Truman was determined at any cost not to let that happen. For the first atomic raid, directed against Hiroshima, the 509th Composite Group assigned the B-29 Enola Gay, named after the mother of pilot Col. Paul W. Tibbetts, to drop a single U-235 bomb known as ‘Little Boy’ directly on the heart of the port city; the second atomic strike, tentatively aimed at Nagasaki, was to becarried out by 393rd Bomber Squadron commander Major Charles Sweeney’s B-29 Bock’s Car and would also employ a single U-235 bomb (designated ‘Fat Man’). Should those two strikes fail to have the desired effect, additional atomic raids were planned for Kokura, Sapporo, and Yokohama.

On June 17th, 1945, ten days into the San Francisco conference, Enola  Gay took off from Tinian accompanied by a weather reconnaissance plane and two P-80 Shooting Star fighters as escorts. The bomber reached Hiroshima around 1:30 PM Tokyo time3, then released its lethal cargo and turned for home as fast as its four engines would let it. Within minutes, one of its crewmen was gasping "My God!" over the intercom as a fireball of almost gargantuan proportions erupted above Hiroshima’s port district, sparking a firestorm that incinerated the entire city. Buildings, people, and even stones were crushed by the blast wave and hurricane-force winds turned scores of air raid shelters into crematoriums as they hastened the spread of the inferno the bomb had created.

80,000 people were killed by the bomb outright; tens of thousands more would die from bomb-related injuries or radiation poisoning in the weeks and months ahead. In a radio address from the White House that evening, President Truman called on the Japanese to unconditionally surrender to the Allies within 48 hours and warned that failure to comply with this deadline would bring about what he called "a rain of ruin from the air the like of which has not yet been seen on this earth"4. That he could make such an assertion after five and a half years of war that had seen scores of cities pounded into dust gave objective listeners a strong hint of the destruction the atomic bomb was capable of.

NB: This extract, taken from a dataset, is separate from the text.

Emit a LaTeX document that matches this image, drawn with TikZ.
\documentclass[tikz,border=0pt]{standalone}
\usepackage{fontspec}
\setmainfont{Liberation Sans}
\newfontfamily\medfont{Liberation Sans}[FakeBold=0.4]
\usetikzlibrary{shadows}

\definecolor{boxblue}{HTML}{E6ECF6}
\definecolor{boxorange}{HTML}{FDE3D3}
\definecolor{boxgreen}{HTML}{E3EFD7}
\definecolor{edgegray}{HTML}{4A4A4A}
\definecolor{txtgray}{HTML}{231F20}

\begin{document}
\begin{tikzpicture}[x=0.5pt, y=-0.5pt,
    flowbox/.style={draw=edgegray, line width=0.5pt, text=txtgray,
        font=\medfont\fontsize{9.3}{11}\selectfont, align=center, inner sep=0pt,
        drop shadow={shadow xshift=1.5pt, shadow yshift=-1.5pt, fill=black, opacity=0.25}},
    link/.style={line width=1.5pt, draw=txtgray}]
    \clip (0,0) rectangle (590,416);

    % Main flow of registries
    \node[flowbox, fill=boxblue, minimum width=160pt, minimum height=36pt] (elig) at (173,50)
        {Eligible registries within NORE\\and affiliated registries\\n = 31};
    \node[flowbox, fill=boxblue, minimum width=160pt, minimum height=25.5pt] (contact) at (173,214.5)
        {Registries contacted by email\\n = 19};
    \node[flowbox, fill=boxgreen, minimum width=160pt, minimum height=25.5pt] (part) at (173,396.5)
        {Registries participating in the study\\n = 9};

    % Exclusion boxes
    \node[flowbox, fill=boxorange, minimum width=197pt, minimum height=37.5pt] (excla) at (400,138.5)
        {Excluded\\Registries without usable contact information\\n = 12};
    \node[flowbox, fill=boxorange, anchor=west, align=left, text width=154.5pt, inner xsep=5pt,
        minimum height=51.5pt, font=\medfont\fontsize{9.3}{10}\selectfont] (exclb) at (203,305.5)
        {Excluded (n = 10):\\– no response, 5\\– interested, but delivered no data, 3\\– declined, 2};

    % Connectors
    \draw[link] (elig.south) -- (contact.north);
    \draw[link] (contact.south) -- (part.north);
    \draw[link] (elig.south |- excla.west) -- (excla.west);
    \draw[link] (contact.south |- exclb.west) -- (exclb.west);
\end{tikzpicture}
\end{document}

Still the Japanese refused to capitulate; one of their preconditions for concluding peace with the Allies was a firm guarantee that the Emperor would be permitted to retain his throne after the war ended, and thus far no such guarantee had been forthcoming. Thus the 509th Composite Group was compelled to make preparations for a second atomic strike against Nagasaki on June 20th. Bad weather forced the raid’s postponement for three days, during which time the Soviets started to break through the Japanese lines in Manchuria and assemble troops in the Kuriles for the projected Red Army landings on Hokkaido.

Bock’s Car finally took off for its assigned mission at 10:30 AM local time on June 23rd, 1945; everything appeared to be going smoothly until the navigator alerted him 45 minutes into the flight that a partial cloud cover had formed over the primary target, making it quite difficult if not impossible to find the designated aiming point for their bomb. Sweeney was then faced with a difficult choice: whether to abort the mission and head home to await more favorable weather conditions, or continue flying and re-direct his bomb towards the proposed secondary target, Kokura.

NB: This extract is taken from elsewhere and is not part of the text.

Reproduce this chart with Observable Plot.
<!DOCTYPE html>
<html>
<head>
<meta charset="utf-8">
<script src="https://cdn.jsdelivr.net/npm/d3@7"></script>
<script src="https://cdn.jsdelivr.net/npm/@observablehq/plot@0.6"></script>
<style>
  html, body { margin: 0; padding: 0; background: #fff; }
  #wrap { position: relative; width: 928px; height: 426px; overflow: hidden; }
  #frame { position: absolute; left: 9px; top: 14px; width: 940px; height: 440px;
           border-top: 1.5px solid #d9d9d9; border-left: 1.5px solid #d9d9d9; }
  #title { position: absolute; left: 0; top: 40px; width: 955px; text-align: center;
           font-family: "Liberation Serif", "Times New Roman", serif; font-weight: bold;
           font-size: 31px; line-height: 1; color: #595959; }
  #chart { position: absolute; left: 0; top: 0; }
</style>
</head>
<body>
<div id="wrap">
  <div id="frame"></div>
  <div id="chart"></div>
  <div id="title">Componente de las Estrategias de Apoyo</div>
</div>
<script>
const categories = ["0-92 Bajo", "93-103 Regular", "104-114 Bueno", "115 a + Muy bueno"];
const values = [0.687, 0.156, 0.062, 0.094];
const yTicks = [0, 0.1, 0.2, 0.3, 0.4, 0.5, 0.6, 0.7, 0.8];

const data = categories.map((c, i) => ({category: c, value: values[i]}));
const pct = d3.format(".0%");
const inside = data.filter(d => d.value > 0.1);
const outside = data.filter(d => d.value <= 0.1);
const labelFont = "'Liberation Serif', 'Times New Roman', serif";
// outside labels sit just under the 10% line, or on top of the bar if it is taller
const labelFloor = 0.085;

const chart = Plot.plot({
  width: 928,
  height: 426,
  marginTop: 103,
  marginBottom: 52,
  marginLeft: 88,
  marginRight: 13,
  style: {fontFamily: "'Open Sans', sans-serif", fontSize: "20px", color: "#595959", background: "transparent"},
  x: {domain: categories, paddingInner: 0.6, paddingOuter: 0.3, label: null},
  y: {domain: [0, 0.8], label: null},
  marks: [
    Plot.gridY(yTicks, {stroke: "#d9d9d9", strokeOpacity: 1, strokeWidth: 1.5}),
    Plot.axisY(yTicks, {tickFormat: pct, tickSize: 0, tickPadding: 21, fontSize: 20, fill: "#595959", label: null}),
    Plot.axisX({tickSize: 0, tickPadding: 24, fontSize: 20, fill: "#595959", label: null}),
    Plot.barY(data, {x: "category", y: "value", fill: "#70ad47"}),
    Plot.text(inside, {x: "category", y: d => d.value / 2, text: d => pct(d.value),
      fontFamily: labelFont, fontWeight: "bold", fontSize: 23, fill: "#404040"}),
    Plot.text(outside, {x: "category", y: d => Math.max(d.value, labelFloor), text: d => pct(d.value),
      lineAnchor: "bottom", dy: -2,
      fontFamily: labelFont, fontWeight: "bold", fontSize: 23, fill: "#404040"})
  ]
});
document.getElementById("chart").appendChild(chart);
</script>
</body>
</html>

After a brief discussion with his co-pilot and his bombardier, Sweeney made his decision— the bombing run would proceed, but with Kokura rather than Nagasaki as its objective. Nagasaki’s residents wouldn’t learn for several days how narrowly they had avoided nuclear obliteration, while the citizens of Kokura were unaware of the calamitous fate about to be inflicted upon their city…5

 

To Be Continued

 

Footnotes

 

1 Truman was alluding here to Soviet efforts to install a Communist regime in Poland, which constituted a direct violation of existing arrangements between the Soviets and the Western Allies under which Poland was supposed to be permitted to hold free elections to choose its postwar government.

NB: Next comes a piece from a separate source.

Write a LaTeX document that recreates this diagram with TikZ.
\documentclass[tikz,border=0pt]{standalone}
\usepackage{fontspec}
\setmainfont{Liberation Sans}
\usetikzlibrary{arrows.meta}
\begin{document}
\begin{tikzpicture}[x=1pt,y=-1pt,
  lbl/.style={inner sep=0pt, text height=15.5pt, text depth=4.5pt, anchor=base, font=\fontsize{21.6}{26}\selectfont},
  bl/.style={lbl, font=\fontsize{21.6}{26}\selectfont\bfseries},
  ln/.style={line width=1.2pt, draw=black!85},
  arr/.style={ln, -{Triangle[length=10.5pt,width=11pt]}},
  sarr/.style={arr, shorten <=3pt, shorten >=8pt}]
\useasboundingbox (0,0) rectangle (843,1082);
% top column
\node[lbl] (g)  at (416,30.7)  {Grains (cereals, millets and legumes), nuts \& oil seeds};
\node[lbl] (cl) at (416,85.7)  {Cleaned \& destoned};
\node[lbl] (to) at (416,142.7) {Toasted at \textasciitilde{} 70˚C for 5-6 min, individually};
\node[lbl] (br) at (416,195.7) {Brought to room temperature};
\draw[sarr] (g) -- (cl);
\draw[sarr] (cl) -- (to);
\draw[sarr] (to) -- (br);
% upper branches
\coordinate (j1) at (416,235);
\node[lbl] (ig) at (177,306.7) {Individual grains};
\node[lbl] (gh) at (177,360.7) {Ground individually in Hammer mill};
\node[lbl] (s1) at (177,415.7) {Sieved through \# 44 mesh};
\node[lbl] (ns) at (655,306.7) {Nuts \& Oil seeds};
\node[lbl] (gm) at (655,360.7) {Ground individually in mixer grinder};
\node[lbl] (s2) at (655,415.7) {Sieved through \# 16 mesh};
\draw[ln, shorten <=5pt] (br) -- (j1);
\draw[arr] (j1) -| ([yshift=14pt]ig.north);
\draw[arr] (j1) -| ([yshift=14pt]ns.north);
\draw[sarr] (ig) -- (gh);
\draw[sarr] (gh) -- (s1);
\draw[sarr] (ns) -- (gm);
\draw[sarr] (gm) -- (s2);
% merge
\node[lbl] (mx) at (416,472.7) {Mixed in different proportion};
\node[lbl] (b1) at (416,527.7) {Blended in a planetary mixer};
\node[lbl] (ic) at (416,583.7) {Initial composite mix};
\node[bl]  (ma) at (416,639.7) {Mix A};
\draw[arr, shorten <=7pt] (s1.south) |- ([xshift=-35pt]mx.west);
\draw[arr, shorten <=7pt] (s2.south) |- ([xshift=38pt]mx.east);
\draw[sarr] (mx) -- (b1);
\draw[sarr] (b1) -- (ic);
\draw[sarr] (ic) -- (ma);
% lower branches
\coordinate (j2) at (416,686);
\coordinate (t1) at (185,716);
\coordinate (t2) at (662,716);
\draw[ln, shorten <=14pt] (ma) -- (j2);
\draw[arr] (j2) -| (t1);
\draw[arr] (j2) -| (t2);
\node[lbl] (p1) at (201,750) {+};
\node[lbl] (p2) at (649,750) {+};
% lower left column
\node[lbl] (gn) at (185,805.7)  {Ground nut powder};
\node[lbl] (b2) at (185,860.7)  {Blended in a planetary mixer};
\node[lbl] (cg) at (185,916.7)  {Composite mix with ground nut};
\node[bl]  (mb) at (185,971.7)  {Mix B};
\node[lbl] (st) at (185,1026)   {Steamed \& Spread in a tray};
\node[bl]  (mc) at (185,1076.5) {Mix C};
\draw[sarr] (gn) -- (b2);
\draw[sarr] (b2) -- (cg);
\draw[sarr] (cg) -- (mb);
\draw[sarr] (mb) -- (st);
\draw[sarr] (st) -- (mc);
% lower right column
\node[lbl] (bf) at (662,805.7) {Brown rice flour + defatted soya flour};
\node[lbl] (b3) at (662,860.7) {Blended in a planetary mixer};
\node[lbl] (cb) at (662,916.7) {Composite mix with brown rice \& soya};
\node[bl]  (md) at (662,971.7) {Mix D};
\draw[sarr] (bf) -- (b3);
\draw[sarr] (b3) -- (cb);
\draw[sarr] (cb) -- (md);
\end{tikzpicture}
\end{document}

2 Mrs. R: The Life Of Eleanor Roosevelt by Alfred Steinberg, copyright 1958 by Putnam Books.

3 12:30 AM US Eastern Daylight Time.

4 The full text of President Truman’s announcement regarding the atomic strike on Hiroshima is preserved in the archives at the Harry S. Truman Presidential Library in Kansas City, Missouri.

5 In modern Japanese slang, the phrase "Nagasaki’s luck" has come to refer to a person escaping disaster without knowing it.